The cloud is the perfect solution to most developers desire. Developers by nature do not want to deal with or be System Administrators. They do not want to deal with servers, licencing and patching security vulnerabilities. They want to code and create and solve problems and then deploy their solution. Click and forget once that initial setup wizard is complete.
So the Cloud sounds great for developers. In many instances, it is the perfect solution. But, once you gain users your hosting stability and availability is far more important than your developer’s convenience.
Each of the vendors has multi-region solutions. They market the fact that their platform or services are resilient. They sell the dream that continuity will prevail and your application will be running even if an outage occurs. This is not the case without a fair amount of effort up front and usually during any moderate incident. It is something that as developers we need to give a lot more thought to. It should not be an afterthought otherwise, it comes back to haunt you.

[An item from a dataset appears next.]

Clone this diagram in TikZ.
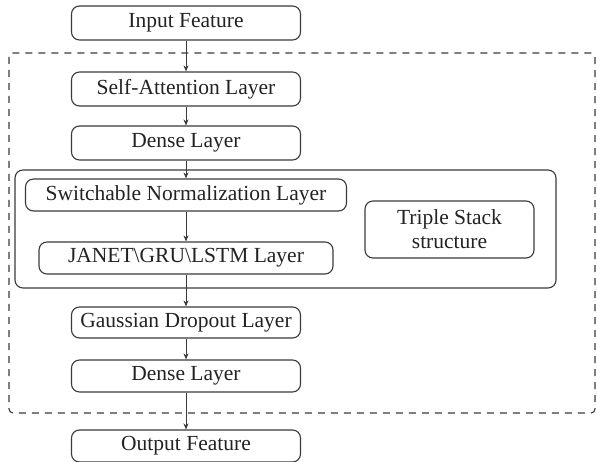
\documentclass[tikz,border=0pt]{standalone}
\usepackage{fontspec}
\setmainfont{Liberation Serif}
\usetikzlibrary{arrows.meta, positioning}
\definecolor{linegray}{HTML}{3A3A3A}
\definecolor{textgray}{HTML}{222222}

\begin{document}
\begin{tikzpicture}[x=1pt, y=-1pt, >={Stealth[length=6pt, width=5pt]},
	layer/.style={draw=linegray, line width=1.1pt, rounded corners=8pt, inner sep=0pt,
		minimum width=229pt, minimum height=34pt, text=textgray,
		font=\fontsize{21.5}{24}\selectfont, align=center},
	flow/.style={->, draw=linegray, line width=0.9pt}]
			% Page
			\useasboundingbox (0,0) rectangle (597,462);
			
			% Outer dashed frame
			\draw[linegray, line width=1.1pt, dash pattern=on 7pt off 6pt, rounded corners=4pt] (9,53) rectangle (595,413);
			
			% Triple stack frame
			\draw[linegray, line width=1.1pt, rounded corners=8pt] (15,170) rectangle (556,288);
			
			% Layers
			\node[layer] (input) at (186,23) {Input Feature};
			\node[layer] (selfatt) at (186,89) {Self-Attention Layer};
			\node[layer] (dense1) at (186,143) {Dense Layer};
			\node[layer, minimum width=321pt, minimum height=32pt] (switchnorm) at (186,195) {Switchable Normalization Layer};
			\node[layer, minimum width=294pt, minimum height=32pt] (rnn) at (186,258) {JANET\textbackslash GRU\textbackslash LSTM Layer};
			\node[layer, minimum width=169pt, minimum height=57pt] (triple) at (449.5,229.5) {Triple Stack\\structure};
			\node[layer, minimum height=31pt] (gauss) at (186,322.5) {Gaussian Dropout Layer};
			\node[layer, minimum height=32pt] (dense2) at (186,376) {Dense Layer};
			\node[layer, minimum height=32pt] (output) at (186,446) {Output Feature};
			
			% Connections
			\draw[flow] (input) -- (selfatt);
			\draw[flow] (selfatt) -- (dense1);
			\draw[flow] (dense1) -- (switchnorm);
			\draw[flow] (switchnorm) -- (rnn);
			\draw[flow] (rnn) -- (gauss);
			\draw[flow] (gauss) -- (dense2);
			\draw[flow] (dense2) -- (output);
			
\end{tikzpicture}
\end{document}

At Open Energy Market we have suffered two major outages on Microsoft’s Azure platform. Both of these happened during trading hours. Both caused our customers to lose access to our platform. Even from the start, our infrastructure has been set up so we had redundancy. Replicated services across different regions and regular fail-over testing. We were doing everything by the book and then Azures DNS routing suffered an issue and we were down. Having many regions gives you a sense of security until the infrastructure that connects them fails. Then all you can do is sit and wait until Microsoft fixes the issue.
Let’s not hide the fact that their communication at these times is not the best. Most developers would rather know what the issue is and how and whenit’s fixed than there being an issue. Open, transparent, communication is key.

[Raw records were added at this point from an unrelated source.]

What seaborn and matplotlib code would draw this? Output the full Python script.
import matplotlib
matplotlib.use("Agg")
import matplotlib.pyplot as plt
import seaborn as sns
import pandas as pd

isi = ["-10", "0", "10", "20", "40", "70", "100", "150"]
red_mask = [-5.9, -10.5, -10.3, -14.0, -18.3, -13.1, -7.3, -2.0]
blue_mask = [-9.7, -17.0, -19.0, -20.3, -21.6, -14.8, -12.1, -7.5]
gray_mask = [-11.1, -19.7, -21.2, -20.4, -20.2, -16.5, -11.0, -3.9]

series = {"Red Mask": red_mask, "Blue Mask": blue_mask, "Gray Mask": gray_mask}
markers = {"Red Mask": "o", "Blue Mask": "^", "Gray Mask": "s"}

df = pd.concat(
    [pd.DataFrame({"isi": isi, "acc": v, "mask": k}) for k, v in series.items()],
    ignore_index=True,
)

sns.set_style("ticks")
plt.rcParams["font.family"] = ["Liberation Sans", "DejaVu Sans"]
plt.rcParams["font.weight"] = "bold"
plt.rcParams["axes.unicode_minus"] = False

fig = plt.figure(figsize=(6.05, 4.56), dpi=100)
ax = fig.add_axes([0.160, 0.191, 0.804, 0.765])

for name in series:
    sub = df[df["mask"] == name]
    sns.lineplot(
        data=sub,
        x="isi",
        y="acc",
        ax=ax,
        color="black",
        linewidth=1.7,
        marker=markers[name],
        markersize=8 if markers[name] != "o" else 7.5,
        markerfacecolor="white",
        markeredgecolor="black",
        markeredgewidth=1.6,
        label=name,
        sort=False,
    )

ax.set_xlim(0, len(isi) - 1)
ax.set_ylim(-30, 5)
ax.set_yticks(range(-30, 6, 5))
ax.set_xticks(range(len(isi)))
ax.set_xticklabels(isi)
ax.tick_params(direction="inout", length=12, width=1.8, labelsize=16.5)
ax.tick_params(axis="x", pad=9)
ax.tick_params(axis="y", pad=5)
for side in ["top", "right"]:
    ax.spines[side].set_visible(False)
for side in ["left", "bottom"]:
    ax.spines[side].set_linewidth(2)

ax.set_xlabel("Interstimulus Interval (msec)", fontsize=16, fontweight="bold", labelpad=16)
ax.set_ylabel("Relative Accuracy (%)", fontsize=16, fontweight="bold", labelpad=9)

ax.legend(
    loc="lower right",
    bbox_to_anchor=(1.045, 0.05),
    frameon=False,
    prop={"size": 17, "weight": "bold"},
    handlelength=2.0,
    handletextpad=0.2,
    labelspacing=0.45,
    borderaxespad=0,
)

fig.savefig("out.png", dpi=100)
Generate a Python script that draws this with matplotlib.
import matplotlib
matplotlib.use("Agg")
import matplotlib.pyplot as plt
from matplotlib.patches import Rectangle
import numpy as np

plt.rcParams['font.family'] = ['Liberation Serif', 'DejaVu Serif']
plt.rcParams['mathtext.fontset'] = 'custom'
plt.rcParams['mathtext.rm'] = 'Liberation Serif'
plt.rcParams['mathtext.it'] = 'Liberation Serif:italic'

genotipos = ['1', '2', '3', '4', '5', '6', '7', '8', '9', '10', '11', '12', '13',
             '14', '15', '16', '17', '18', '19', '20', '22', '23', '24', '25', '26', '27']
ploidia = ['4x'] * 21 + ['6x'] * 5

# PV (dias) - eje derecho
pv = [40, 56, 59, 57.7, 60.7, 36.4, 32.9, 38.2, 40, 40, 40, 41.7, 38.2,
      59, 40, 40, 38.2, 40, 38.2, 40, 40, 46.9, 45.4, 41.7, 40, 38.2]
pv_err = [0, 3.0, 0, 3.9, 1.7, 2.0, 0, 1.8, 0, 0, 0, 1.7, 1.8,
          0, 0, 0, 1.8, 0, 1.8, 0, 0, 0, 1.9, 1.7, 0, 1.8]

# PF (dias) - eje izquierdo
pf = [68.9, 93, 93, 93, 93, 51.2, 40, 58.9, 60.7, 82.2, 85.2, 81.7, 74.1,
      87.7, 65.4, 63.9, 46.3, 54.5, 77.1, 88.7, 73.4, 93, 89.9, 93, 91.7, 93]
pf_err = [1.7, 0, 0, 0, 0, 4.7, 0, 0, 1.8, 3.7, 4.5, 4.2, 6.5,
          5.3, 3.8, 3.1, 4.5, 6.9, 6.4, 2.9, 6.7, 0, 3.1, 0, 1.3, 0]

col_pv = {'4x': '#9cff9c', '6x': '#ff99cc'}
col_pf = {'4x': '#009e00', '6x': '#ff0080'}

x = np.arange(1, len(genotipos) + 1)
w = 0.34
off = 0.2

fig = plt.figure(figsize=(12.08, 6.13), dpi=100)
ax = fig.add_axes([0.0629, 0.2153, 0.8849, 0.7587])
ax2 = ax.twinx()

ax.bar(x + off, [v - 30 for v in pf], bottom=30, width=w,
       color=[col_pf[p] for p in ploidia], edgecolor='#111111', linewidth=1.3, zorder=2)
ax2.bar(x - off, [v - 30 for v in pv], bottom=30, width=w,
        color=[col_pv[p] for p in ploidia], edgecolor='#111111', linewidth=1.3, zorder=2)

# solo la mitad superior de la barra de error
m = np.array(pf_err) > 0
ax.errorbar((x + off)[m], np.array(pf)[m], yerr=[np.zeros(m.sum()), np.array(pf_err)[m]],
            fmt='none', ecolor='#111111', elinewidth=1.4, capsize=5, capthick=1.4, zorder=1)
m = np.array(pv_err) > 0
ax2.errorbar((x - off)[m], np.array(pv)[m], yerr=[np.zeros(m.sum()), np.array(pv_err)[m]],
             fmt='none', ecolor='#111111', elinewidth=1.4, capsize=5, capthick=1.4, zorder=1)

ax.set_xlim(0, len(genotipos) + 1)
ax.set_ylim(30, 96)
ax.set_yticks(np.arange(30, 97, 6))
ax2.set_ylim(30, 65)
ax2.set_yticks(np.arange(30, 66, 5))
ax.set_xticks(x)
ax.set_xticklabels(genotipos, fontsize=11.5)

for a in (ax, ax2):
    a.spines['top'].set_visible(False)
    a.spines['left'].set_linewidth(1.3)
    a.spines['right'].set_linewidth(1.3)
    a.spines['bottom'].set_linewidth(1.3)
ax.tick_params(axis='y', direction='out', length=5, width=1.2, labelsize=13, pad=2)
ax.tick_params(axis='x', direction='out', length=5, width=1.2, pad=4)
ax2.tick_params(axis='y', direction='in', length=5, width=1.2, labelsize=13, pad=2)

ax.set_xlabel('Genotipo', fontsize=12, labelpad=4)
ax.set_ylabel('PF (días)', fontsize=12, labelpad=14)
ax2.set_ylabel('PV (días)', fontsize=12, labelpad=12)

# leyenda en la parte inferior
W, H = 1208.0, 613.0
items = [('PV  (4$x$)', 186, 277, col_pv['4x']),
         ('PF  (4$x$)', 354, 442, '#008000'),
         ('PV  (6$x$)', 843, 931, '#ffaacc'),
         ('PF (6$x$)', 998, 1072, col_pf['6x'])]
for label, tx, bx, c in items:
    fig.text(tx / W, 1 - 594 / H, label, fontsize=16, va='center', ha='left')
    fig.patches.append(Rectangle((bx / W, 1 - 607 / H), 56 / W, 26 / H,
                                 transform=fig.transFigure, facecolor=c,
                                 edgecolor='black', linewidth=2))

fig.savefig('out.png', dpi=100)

Something interesting happens as well. You explain to your team the situation and say things like “this is bad but anothercompany.com are also down”. Somehow this conveys a sense that we have picked a great platform and are not the only ones suffering. We try and justify our shortcomings by grouping ourselves with stalwarts of the internet that should know better. This brings little comfort to the end users or your team who are having to liaise with them.
There is another interesting point, platform lock-in. These platforms each offer their own take on services and server types that we take for granted. It is very easy to design your codebase around one of the providers SDK. Azure Functions and AWS Lambda offer serverless functionality. They are incompatible and you can not switch from one to the other without modification to your code.
Once bitten and all that. The second time it happened on the 15th September last year we were already designing a Disaster Recovery solution. Irony is explaining that we are building a DR solution during an outage. We had taken the decision that we would stick with Azure as we’d made a fair investment in it but we needed a backup. So we built a replica environment on AWS. We had to make amendments to our code to refactor out Azure SDK specific code. We set up a bi-directional replication database agents. We also amended our document handling architecture. A new caching mechanism that persists to both Azure and AWS storage was developed. We now replicate any service we use in Azure on AWS. The solution is not perfect. It does give us a fall back though and will see us through our current redevelopment phase.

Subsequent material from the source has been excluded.